Bryant continued: “I used to always avoid praising my husband in public, because I felt like he got enough praise from his fans around the world and someone had to bring him back to reality. Right now, I’m sure he’s laughing in heaven because I’m about to praise him in public for his accomplishments on one of the most public stages.”
She added: “I can see him now — arms folded with a huge grin saying, ‘Isn’t this some …’” followed by a profanity, spurring a ripple of laughter from the crowd.
Bryant was also praised in other speeches. Garnett, referring to Duncan and Bryant, both of whom were often obstacles in his quest for a championship, said that it was an honor to enter the Hall of Fame with them. Duncan returned the favor in his speech, saying: “You guys demanded the best out of me, and it brought the best of me. Thank you.” Rudy Tomjanovich, who coached Bryant in 2004-5 with the Lakers and was also inducted on Saturday, said that Bryant “thrilled us for 20 years right down until the last game.”
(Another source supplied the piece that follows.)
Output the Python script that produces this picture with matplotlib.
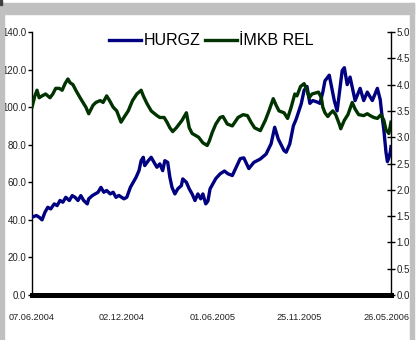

Vanessa Bryant, in her speech, nodded to her husband’s infamous competitive streak.
“I do know that he would thank everyone that helped him get here, including the people that doubted him and the people that worked against him and told him he couldn’t attain his goals,” she said. “He would thank all of them for motivating him to be here. After all, he proved you wrong.”
She also spoke about Jordan’s influence on her husband, and the work ethic he had inspired.
“People don’t know this, but one of the reasons my husband played through injuries and pain was because he said he remembered being a little kid sitting in the nosebleeds with his dad to watch his favorite player play,” Vanessa said, looking at Jordan. “He could recall the car ride, the convos and the excitement of being lucky enough to have a seat in the arena.
“Kobe didn’t want to disappoint his fans, especially the ones in the 300 sections that saved up to watch him play — the kids with the same excitement he once had.”
Vanessa Bryant ended her speech by paying homage to her husband’s retirement letter, titled “Dear Basketball,” which he published in 2015. It was then turned into a short film and won an Academy Award in 2018 for best animated short film.
“Dear Kobe, thank you for being the best husband and father you could possibly be,” Bryant said. “Thank you for always trying to be better. Thank you for never giving up on us.”
She closed with her voice cracking slightly.
“You did it. You’re in the Hall of Fame now,” Bryant said. “You’re a true champ. You’re not just an M.V.P. You’re an all-time great. I’m so proud of you. I love you forever and always, Kobe Bean Bryant.”